Stated task ▸ Transcribe every line exactly and omit anything that is a picture.

···

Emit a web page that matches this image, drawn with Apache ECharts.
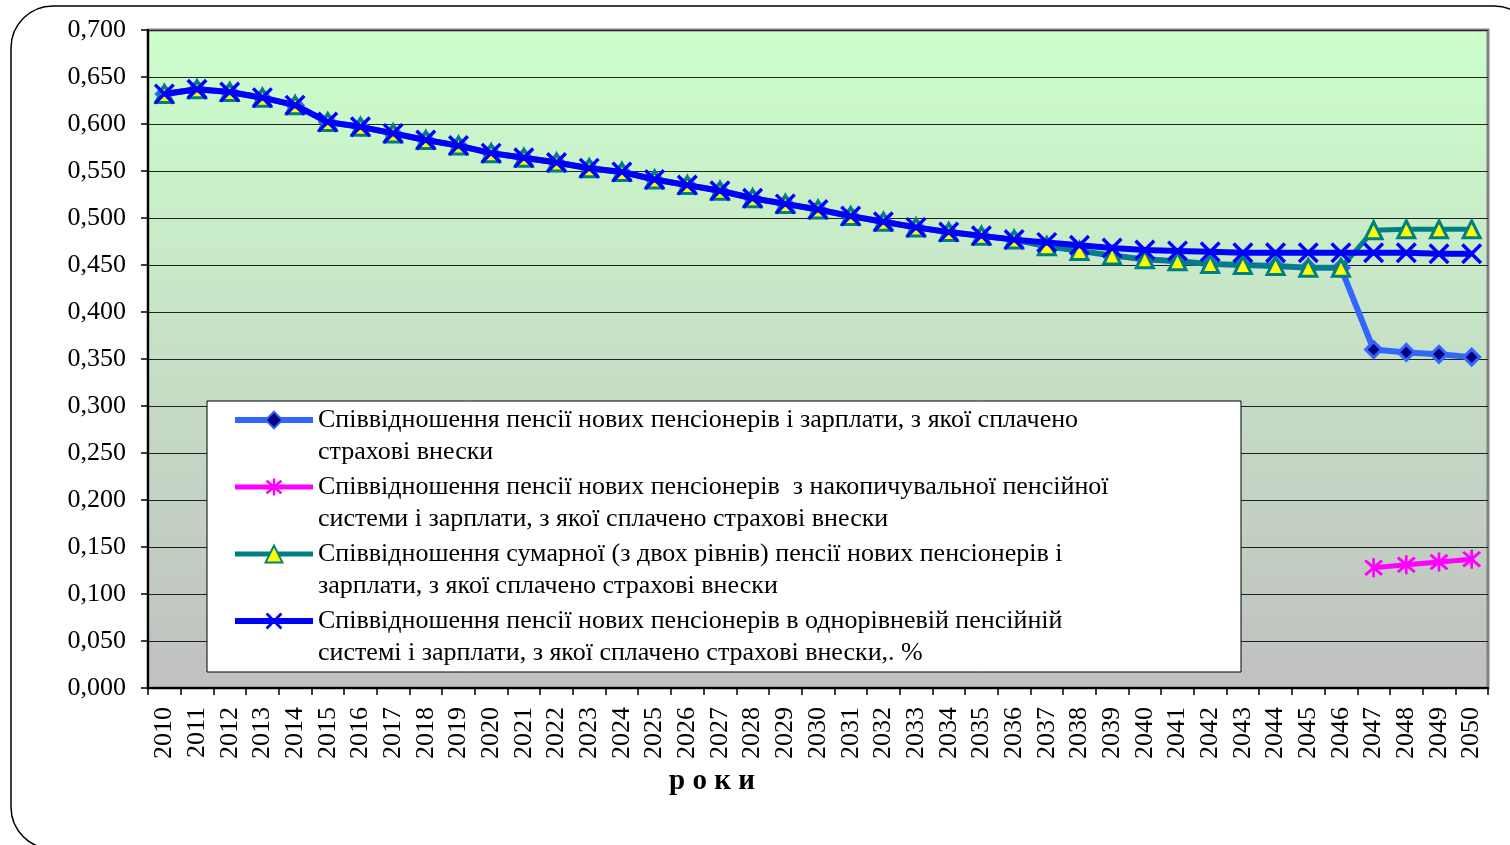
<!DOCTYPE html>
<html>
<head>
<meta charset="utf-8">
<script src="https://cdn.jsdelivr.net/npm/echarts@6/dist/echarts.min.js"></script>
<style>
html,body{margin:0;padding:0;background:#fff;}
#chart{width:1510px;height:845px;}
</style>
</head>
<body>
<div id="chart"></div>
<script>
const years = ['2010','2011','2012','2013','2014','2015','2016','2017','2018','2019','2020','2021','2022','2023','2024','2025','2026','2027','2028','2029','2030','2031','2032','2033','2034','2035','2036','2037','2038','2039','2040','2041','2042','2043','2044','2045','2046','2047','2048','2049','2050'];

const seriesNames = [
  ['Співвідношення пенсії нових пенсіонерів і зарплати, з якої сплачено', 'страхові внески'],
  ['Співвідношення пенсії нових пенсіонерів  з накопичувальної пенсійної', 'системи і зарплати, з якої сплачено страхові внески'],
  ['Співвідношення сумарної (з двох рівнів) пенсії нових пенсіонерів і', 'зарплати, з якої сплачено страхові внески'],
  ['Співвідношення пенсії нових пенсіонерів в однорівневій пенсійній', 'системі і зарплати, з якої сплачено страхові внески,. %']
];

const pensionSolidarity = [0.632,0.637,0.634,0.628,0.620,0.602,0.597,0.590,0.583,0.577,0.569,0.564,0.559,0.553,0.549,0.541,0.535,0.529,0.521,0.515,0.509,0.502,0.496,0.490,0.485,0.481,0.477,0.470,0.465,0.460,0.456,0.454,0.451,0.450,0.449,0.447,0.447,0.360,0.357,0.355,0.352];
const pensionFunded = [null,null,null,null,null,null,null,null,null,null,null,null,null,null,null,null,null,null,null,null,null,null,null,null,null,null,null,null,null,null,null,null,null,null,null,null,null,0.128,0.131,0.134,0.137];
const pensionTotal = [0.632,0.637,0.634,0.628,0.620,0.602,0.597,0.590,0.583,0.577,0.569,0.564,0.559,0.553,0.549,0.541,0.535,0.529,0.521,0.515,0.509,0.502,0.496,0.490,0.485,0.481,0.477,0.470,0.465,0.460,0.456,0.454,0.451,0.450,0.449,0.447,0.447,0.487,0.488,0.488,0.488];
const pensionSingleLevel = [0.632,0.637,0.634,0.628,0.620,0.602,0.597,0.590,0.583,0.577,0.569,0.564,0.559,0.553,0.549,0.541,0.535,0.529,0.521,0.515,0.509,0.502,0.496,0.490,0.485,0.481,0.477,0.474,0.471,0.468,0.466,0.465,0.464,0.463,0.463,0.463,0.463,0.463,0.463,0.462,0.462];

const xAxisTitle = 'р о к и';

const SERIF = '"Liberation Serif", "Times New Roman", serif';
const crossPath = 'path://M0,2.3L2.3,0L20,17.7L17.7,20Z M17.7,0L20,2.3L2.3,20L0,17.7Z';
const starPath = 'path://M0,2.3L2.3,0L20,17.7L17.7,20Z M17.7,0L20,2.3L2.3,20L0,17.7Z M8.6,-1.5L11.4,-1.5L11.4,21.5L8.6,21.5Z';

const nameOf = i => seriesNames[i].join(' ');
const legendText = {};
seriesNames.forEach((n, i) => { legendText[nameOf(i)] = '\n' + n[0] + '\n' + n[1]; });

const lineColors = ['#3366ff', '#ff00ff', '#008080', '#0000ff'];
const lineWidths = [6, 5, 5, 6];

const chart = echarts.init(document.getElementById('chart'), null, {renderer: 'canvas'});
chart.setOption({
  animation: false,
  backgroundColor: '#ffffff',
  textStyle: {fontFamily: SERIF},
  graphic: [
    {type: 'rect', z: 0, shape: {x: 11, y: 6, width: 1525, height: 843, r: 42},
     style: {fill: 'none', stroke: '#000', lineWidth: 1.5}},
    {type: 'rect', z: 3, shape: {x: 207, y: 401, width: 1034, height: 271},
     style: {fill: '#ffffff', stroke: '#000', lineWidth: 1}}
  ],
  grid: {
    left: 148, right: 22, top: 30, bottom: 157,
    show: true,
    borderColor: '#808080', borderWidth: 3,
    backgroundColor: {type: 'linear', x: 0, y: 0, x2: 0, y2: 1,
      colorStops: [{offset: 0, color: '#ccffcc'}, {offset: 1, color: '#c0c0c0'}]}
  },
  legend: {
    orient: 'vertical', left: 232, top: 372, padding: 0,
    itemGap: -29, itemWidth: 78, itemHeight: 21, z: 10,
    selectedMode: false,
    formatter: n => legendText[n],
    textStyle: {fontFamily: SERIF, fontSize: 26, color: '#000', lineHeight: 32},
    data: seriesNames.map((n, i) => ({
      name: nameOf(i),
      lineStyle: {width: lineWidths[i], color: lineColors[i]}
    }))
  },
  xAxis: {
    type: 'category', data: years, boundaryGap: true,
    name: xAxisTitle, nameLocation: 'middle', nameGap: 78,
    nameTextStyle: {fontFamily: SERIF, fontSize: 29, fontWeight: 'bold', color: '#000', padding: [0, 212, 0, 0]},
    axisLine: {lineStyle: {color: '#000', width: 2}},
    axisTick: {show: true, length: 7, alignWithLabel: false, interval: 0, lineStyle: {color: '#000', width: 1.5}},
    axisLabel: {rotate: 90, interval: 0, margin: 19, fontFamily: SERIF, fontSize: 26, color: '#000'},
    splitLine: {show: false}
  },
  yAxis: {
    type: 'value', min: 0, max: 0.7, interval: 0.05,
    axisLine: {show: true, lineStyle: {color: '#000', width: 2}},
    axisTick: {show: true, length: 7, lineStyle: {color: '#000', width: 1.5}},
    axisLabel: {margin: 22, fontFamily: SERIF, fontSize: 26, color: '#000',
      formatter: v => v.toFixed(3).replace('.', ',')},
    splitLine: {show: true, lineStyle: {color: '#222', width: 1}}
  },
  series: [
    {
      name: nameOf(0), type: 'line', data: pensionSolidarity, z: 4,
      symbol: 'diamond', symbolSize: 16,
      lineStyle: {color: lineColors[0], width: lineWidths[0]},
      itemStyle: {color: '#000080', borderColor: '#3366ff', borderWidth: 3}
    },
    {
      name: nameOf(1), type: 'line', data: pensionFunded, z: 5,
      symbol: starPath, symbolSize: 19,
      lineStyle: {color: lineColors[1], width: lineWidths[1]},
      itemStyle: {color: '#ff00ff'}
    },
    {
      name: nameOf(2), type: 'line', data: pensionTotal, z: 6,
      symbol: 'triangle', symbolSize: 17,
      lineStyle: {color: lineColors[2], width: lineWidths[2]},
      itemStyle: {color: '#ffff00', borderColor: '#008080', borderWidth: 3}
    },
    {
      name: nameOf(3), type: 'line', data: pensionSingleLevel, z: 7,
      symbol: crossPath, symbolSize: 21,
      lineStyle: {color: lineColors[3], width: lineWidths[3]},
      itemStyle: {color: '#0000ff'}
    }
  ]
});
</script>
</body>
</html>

···

Written reply ▸
Emit a web page that matches this image, drawn with Apache ECharts.
<!DOCTYPE html>
<html>
<head>
<meta charset="utf-8">
<script src="https://cdn.jsdelivr.net/npm/echarts@6/dist/echarts.min.js"></script>
<style>
html,body{margin:0;padding:0;background:#fff;}
#chart{width:1510px;height:845px;}
</style>
</head>
<body>
<div id="chart"></div>
<script>
const years = ['2010','2011','2012','2013','2014','2015','2016','2017','2018','2019','2020','2021','2022','2023','2024','2025','2026','2027','2028','2029','2030','2031','2032','2033','2034','2035','2036','2037','2038','2039','2040','2041','2042','2043','2044','2045','2046','2047','2048','2049','2050'];

const seriesNames = [
  ['Співвідношення пенсії нових пенсіонерів і зарплати, з якої сплачено', 'страхові внески'],
  ['Співвідношення пенсії нових пенсіонерів  з накопичувальної пенсійної', 'системи і зарплати, з якої сплачено страхові внески'],
  ['Співвідношення сумарної (з двох рівнів) пенсії нових пенсіонерів і', 'зарплати, з якої сплачено страхові внески'],
  ['Співвідношення пенсії нових пенсіонерів в однорівневій пенсійній', 'системі і зарплати, з якої сплачено страхові внески,. %']
];

const pensionSolidarity = [0.632,0.637,0.634,0.628,0.620,0.602,0.597,0.590,0.583,0.577,0.569,0.564,0.559,0.553,0.549,0.541,0.535,0.529,0.521,0.515,0.509,0.502,0.496,0.490,0.485,0.481,0.477,0.470,0.465,0.460,0.456,0.454,0.451,0.450,0.449,0.447,0.447,0.360,0.357,0.355,0.352];
const pensionFunded = [null,null,null,null,null,null,null,null,null,null,null,null,null,null,null,null,null,null,null,null,null,null,null,null,null,null,null,null,null,null,null,null,null,null,null,null,null,0.128,0.131,0.134,0.137];
const pensionTotal = [0.632,0.637,0.634,0.628,0.620,0.602,0.597,0.590,0.583,0.577,0.569,0.564,0.559,0.553,0.549,0.541,0.535,0.529,0.521,0.515,0.509,0.502,0.496,0.490,0.485,0.481,0.477,0.470,0.465,0.460,0.456,0.454,0.451,0.450,0.449,0.447,0.447,0.487,0.488,0.488,0.488];
const pensionSingleLevel = [0.632,0.637,0.634,0.628,0.620,0.602,0.597,0.590,0.583,0.577,0.569,0.564,0.559,0.553,0.549,0.541,0.535,0.529,0.521,0.515,0.509,0.502,0.496,0.490,0.485,0.481,0.477,0.474,0.471,0.468,0.466,0.465,0.464,0.463,0.463,0.463,0.463,0.463,0.463,0.462,0.462];

const xAxisTitle = 'р о к и';

const SERIF = '"Liberation Serif", "Times New Roman", serif';
const crossPath = 'path://M0,2.3L2.3,0L20,17.7L17.7,20Z M17.7,0L20,2.3L2.3,20L0,17.7Z';
const starPath = 'path://M0,2.3L2.3,0L20,17.7L17.7,20Z M17.7,0L20,2.3L2.3,20L0,17.7Z M8.6,-1.5L11.4,-1.5L11.4,21.5L8.6,21.5Z';

const nameOf = i => seriesNames[i].join(' ');
const legendText = {};
seriesNames.forEach((n, i) => { legendText[nameOf(i)] = '\n' + n[0] + '\n' + n[1]; });

const lineColors = ['#3366ff', '#ff00ff', '#008080', '#0000ff'];
const lineWidths = [6, 5, 5, 6];

const chart = echarts.init(document.getElementById('chart'), null, {renderer: 'canvas'});
chart.setOption({
  animation: false,
  backgroundColor: '#ffffff',
  textStyle: {fontFamily: SERIF},
  graphic: [
    {type: 'rect', z: 0, shape: {x: 11, y: 6, width: 1525, height: 843, r: 42},
     style: {fill: 'none', stroke: '#000', lineWidth: 1.5}},
    {type: 'rect', z: 3, shape: {x: 207, y: 401, width: 1034, height: 271},
     style: {fill: '#ffffff', stroke: '#000', lineWidth: 1}}
  ],
  grid: {
    left: 148, right: 22, top: 30, bottom: 157,
    show: true,
    borderColor: '#808080', borderWidth: 3,
    backgroundColor: {type: 'linear', x: 0, y: 0, x2: 0, y2: 1,
      colorStops: [{offset: 0, color: '#ccffcc'}, {offset: 1, color: '#c0c0c0'}]}
  },
  legend: {
    orient: 'vertical', left: 232, top: 372, padding: 0,
    itemGap: -29, itemWidth: 78, itemHeight: 21, z: 10,
    selectedMode: false,
    formatter: n => legendText[n],
    textStyle: {fontFamily: SERIF, fontSize: 26, color: '#000', lineHeight: 32},
    data: seriesNames.map((n, i) => ({
      name: nameOf(i),
      lineStyle: {width: lineWidths[i], color: lineColors[i]}
    }))
  },
  xAxis: {
    type: 'category', data: years, boundaryGap: true,
    name: xAxisTitle, nameLocation: 'middle', nameGap: 78,
    nameTextStyle: {fontFamily: SERIF, fontSize: 29, fontWeight: 'bold', color: '#000', padding: [0, 212, 0, 0]},
    axisLine: {lineStyle: {color: '#000', width: 2}},
    axisTick: {show: true, length: 7, alignWithLabel: false, interval: 0, lineStyle: {color: '#000', width: 1.5}},
    axisLabel: {rotate: 90, interval: 0, margin: 19, fontFamily: SERIF, fontSize: 26, color: '#000'},
    splitLine: {show: false}
  },
  yAxis: {
    type: 'value', min: 0, max: 0.7, interval: 0.05,
    axisLine: {show: true, lineStyle: {color: '#000', width: 2}},
    axisTick: {show: true, length: 7, lineStyle: {color: '#000', width: 1.5}},
    axisLabel: {margin: 22, fontFamily: SERIF, fontSize: 26, color: '#000',
      formatter: v => v.toFixed(3).replace('.', ',')},
    splitLine: {show: true, lineStyle: {color: '#222', width: 1}}
  },
  series: [
    {
      name: nameOf(0), type: 'line', data: pensionSolidarity, z: 4,
      symbol: 'diamond', symbolSize: 16,
      lineStyle: {color: lineColors[0], width: lineWidths[0]},
      itemStyle: {color: '#000080', borderColor: '#3366ff', borderWidth: 3}
    },
    {
      name: nameOf(1), type: 'line', data: pensionFunded, z: 5,
      symbol: starPath, symbolSize: 19,
      lineStyle: {color: lineColors[1], width: lineWidths[1]},
      itemStyle: {color: '#ff00ff'}
    },
    {
      name: nameOf(2), type: 'line', data: pensionTotal, z: 6,
      symbol: 'triangle', symbolSize: 17,
      lineStyle: {color: lineColors[2], width: lineWidths[2]},
      itemStyle: {color: '#ffff00', borderColor: '#008080', borderWidth: 3}
    },
    {
      name: nameOf(3), type: 'line', data: pensionSingleLevel, z: 7,
      symbol: crossPath, symbolSize: 21,
      lineStyle: {color: lineColors[3], width: lineWidths[3]},
      itemStyle: {color: '#0000ff'}
    }
  ]
});
</script>
</body>
</html>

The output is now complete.